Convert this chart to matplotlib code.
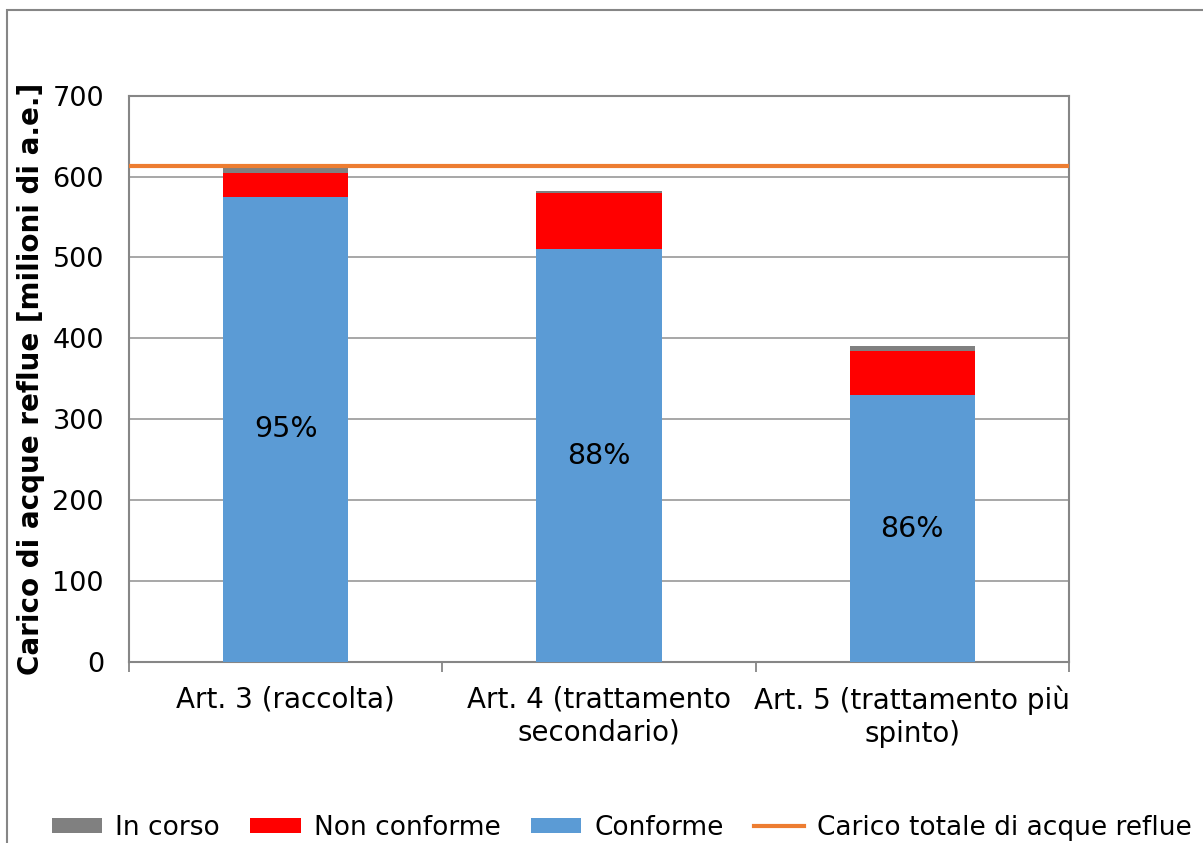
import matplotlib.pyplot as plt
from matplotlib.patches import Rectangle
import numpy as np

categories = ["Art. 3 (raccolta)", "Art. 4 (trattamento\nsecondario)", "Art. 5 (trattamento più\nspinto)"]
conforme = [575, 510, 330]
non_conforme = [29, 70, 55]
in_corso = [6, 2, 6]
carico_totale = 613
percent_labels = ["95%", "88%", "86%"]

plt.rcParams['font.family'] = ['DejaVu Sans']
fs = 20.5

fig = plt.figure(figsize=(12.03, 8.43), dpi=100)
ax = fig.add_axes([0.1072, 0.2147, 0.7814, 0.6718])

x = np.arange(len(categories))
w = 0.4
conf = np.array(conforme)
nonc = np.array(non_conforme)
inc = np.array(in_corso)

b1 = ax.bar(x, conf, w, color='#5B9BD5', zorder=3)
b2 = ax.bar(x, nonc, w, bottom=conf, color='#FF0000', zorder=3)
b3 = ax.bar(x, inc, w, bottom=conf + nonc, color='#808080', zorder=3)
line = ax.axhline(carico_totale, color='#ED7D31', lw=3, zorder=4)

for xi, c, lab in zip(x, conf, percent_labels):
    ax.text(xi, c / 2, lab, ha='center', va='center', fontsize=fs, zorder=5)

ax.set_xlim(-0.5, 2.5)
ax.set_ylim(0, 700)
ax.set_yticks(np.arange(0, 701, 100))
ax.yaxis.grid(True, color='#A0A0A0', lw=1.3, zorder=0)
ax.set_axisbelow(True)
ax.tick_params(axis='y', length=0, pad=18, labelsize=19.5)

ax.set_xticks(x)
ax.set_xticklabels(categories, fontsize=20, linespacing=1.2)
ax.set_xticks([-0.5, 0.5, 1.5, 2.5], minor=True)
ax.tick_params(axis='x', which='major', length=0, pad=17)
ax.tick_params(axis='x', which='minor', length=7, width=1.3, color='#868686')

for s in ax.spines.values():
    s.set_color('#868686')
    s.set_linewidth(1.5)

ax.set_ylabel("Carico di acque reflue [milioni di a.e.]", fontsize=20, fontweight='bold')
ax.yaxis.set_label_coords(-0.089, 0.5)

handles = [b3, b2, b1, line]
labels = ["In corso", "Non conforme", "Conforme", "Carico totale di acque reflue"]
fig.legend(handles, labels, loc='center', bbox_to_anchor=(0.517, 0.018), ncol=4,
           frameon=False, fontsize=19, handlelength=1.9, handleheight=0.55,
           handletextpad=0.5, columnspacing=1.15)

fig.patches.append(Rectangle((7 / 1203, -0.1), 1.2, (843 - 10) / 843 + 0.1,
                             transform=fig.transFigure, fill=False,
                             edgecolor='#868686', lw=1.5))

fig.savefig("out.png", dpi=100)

________________________________________

◆ **YOUR TASK**
Write out each line of the data exactly; the images should be left out.

◆ **WRITTEN ANSWER**
Convert this chart to matplotlib code.
import matplotlib.pyplot as plt
from matplotlib.patches import Rectangle
import numpy as np

categories = ["Art. 3 (raccolta)", "Art. 4 (trattamento\nsecondario)", "Art. 5 (trattamento più\nspinto)"]
conforme = [575, 510, 330]
non_conforme = [29, 70, 55]
in_corso = [6, 2, 6]
carico_totale = 613
percent_labels = ["95%", "88%", "86%"]

plt.rcParams['font.family'] = ['DejaVu Sans']
fs = 20.5

fig = plt.figure(figsize=(12.03, 8.43), dpi=100)
ax = fig.add_axes([0.1072, 0.2147, 0.7814, 0.6718])

x = np.arange(len(categories))
w = 0.4
conf = np.array(conforme)
nonc = np.array(non_conforme)
inc = np.array(in_corso)

b1 = ax.bar(x, conf, w, color='#5B9BD5', zorder=3)
b2 = ax.bar(x, nonc, w, bottom=conf, color='#FF0000', zorder=3)
b3 = ax.bar(x, inc, w, bottom=conf + nonc, color='#808080', zorder=3)
line = ax.axhline(carico_totale, color='#ED7D31', lw=3, zorder=4)

for xi, c, lab in zip(x, conf, percent_labels):
    ax.text(xi, c / 2, lab, ha='center', va='center', fontsize=fs, zorder=5)

ax.set_xlim(-0.5, 2.5)
ax.set_ylim(0, 700)
ax.set_yticks(np.arange(0, 701, 100))
ax.yaxis.grid(True, color='#A0A0A0', lw=1.3, zorder=0)
ax.set_axisbelow(True)
ax.tick_params(axis='y', length=0, pad=18, labelsize=19.5)

ax.set_xticks(x)
ax.set_xticklabels(categories, fontsize=20, linespacing=1.2)
ax.set_xticks([-0.5, 0.5, 1.5, 2.5], minor=True)
ax.tick_params(axis='x', which='major', length=0, pad=17)
ax.tick_params(axis='x', which='minor', length=7, width=1.3, color='#868686')

for s in ax.spines.values():
    s.set_color('#868686')
    s.set_linewidth(1.5)

ax.set_ylabel("Carico di acque reflue [milioni di a.e.]", fontsize=20, fontweight='bold')
ax.yaxis.set_label_coords(-0.089, 0.5)

handles = [b3, b2, b1, line]
labels = ["In corso", "Non conforme", "Conforme", "Carico totale di acque reflue"]
fig.legend(handles, labels, loc='center', bbox_to_anchor=(0.517, 0.018), ncol=4,
           frameon=False, fontsize=19, handlelength=1.9, handleheight=0.55,
           handletextpad=0.5, columnspacing=1.15)

fig.patches.append(Rectangle((7 / 1203, -0.1), 1.2, (843 - 10) / 843 + 0.1,
                             transform=fig.transFigure, fill=False,
                             edgecolor='#868686', lw=1.5))

fig.savefig("out.png", dpi=100)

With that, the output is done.